Marcel Proust fue un observador profesional de la vida. Para él salir a los bulevares, presentarse en una soirée frívola y acaudalada o asistir a una cena de gala en el Ritz –de princesas y embajadores- constituía –en el fondo- más un trabajo que una diversión. Como el pintor que toma apuntes y hace bosquejos en una carpeta de papel, en medio de una plaza concurridísima, Proust entre las sedas de un té de la alta sociedad parisina -de finales del XIX o principios del XX- sosteniendo la más frívola de las conversaciones con una condesa, hacía apuntes y bosquejos –solamente que mentales- para lo que más tarde sería una de las páginas o acaso sólo uno de los párrafos de su luenguísima novela de novelas: “A la búsqueda del tiempo perdido”. Y mientras parecía que perdía el tiempo sumido entre lo más vacuo de la alta burguesía, pero sobre todo de una nobleza agonizante, intensamente trabajaba memorizando trajes –antecedencias o precedencias en los protocolos- grados de condecoraciones, reglas de urbanidad, acentos y movimientos de manos virtualmente muertas ya, pero que cobrarían vida en la condición humana de “El tiempo recobrado” de la para algunos “ileíble” (que no ilegible) obra proustiana, justamente por el exceso de detalles de que está ¿recargada?, y las cargadas descripciones que la fecundan.

¿Se podría decir entonces que Proust despreciaba la lectura por la vida en los salones? Difícilmente… era también tal el amor por los libros que sabía de memoria muchas estrofas poéticas, algunas páginas completas de ensayos famosos y casi capítulos completos de inolvidables novelas. Podía recitar poesías de Baudelaire, vastos textos de Ruskin (de quien tradujo como he dicho miles de páginas antes de dedicarse a su propia creación) de Saint Beauve o Flaubert a quien dedicó pródigos ensayos.

Proust fue un hombre lleno de contradicciones que florecían unas más que otras en determinadas épocas. Unas veces era más lector y otras más “existidor” o dado a la experimentación de la existencia.
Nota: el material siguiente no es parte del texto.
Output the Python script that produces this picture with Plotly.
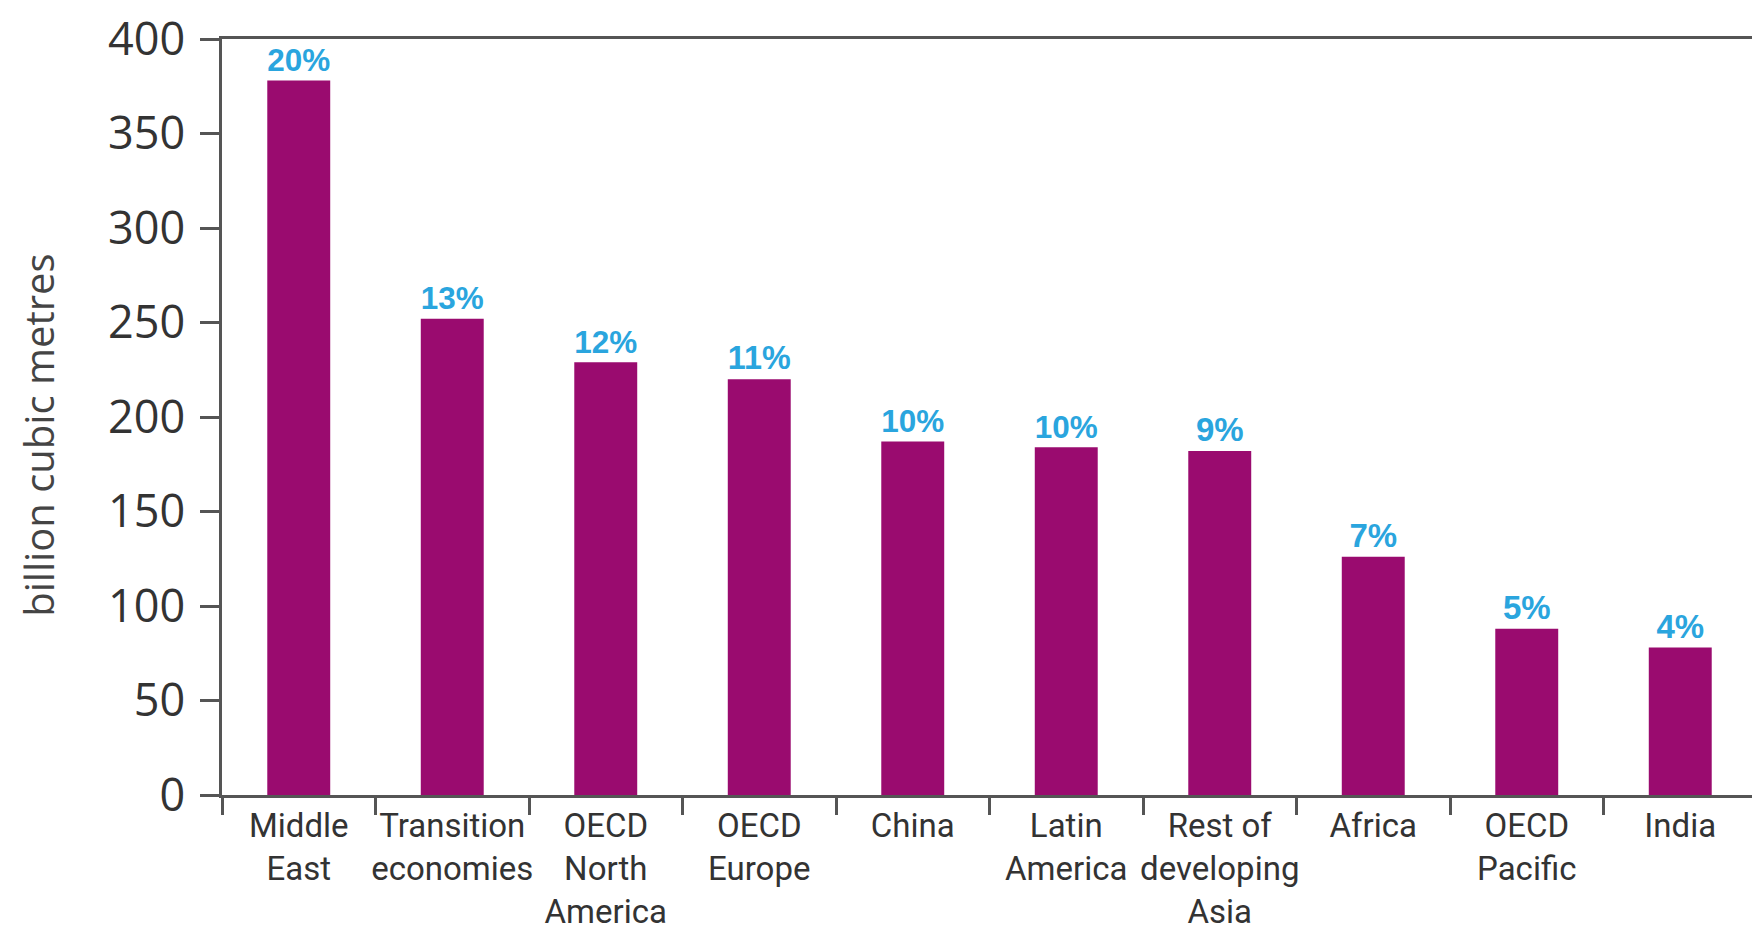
import plotly.graph_objects as go

regions = ["Middle<br>East", "Transition<br>economies", "OECD<br>North<br>America", "OECD<br>Europe",
           "China", "Latin<br>America", "Rest of<br>developing<br>Asia", "Africa", "OECD<br>Pacific", "India"]
volumes = [378, 252, 229, 220, 187, 184, 182, 126, 88, 78]
shares = ["20%", "13%", "12%", "11%", "10%", "10%", "9%", "7%", "5%", "4%"]
y_ticks = [0, 50, 100, 150, 200, 250, 300, 350, 400]

BAR = "#9a0b6f"
LABEL = "#2aa5de"
AXIS = "#555555"

fig = go.Figure(go.Bar(
    x=regions, y=volumes, text=shares,
    textposition="outside", cliponaxis=False,
    textfont=dict(family="Arial, Liberation Sans", size=33, color=LABEL, weight="bold"),
    marker=dict(color=BAR, line=dict(width=0)),
    width=0.41,
))

fig.update_layout(
    width=1760, height=950,
    margin=dict(l=214, r=11, t=31, b=163, autoexpand=False),
    paper_bgcolor="white", plot_bgcolor="white",
    showlegend=False,
    annotations=[dict(
        text="billion cubic metres", textangle=-90, showarrow=False,
        xref="paper", yref="paper", x=-0.1195, y=0.476, xanchor="center", yanchor="middle",
        font=dict(family="Open Sans, sans-serif", size=40, color="#444444"),
    )],
)
fig.update_xaxes(
    type="category", tickson="boundaries", ticks="outside", ticklen=17, tickwidth=2.5,
    tickcolor=AXIS, showline=True, linecolor=AXIS, linewidth=2.5, mirror=True,
    tickangle=0, automargin=False,
    tickfont=dict(family="Roboto, sans-serif", size=33, color="#333333"),
    showgrid=False,
)
fig.update_yaxes(
    range=[0, 400], tickvals=y_ticks, ticks="outside", ticklen=19, tickwidth=2.5,
    tickcolor=AXIS, showline=True, linecolor=AXIS, linewidth=2.5, mirror=True,
    automargin=False, ticklabelstandoff=6, ticklabeloverflow="allow",
    tickfont=dict(family="Open Sans, sans-serif", size=45, color="#333333"),
    showgrid=False, zeroline=False,
)

fig.write_html("out.html")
Sin embargo podemos afirmar que de cien cenas a que lo invitaban, aceptaba dos. Mientras que su cama (porque vivió perpetuamente enfermo) era una especie de anexo de la Biblioteca Nacional de París.

Las contradicciones de Proust podrían llevar a más de un psicólogo a la conclusión de que el laborioso escritor era una especie de esquizofrénico y su bipolaridad. Pero la verdad es que tal vez lo que fue es un histérico alucinado, en términos más literarios. Lo que sí que cierto es que efectivamente algunas veces demostraba demasiado amor por la vida social, mientras que en otras oportunidades se enclaustraba en el fondo de su dormitorio –durante días y días- sin ver la luz del sol –huyendo aterrorizado de la humanidad- para entregarse al solitario ritual de la lectura afiebrada o de la febricitante creación literaria.

Su compulsiva obsesión por los detalles en el quehacer novelesco lo empujaban a tener conversaciones con algunas damas de la alta sociedad sobre “lo femenino”, entorno a rasos, encajes, sedas, brocados, bisuterías y lencerías, peinados, zapatos e incluso consiguió un secretario experto en el conocimiento del protocolo áulico  y de la nobleza para que lo asesorara acerca de quién debería sentarse a la derecha del anfitrión en una cena de gala ¿una duquesa de sangre real o una princesa de origen menos noble?

A este punto llegaban sus excesos en la observación de la vida. ¿O no es vida también –de alguna manera- la de una aristocracia que lanzaba los estertores de su agonía?

Sin embargo y para gloria de las letras francesas -y del mundo- Proust no se sostuvo ni se sostenía sólo en el nivel de las confidencias tete a tete de las duquesas arruinadas u opulentas. Aquello era solamente el dato referencial de su vigorosa existencia que después trasladaba a la aún más viva vida de sus novelas y que enriquecía con las inveteradas e inagotables lecturas en que la madrugada -o aún lo más avanzado de la mañana de París- lo sorprendía.

Lectura y vida plasmadas en una espléndida obra literaria.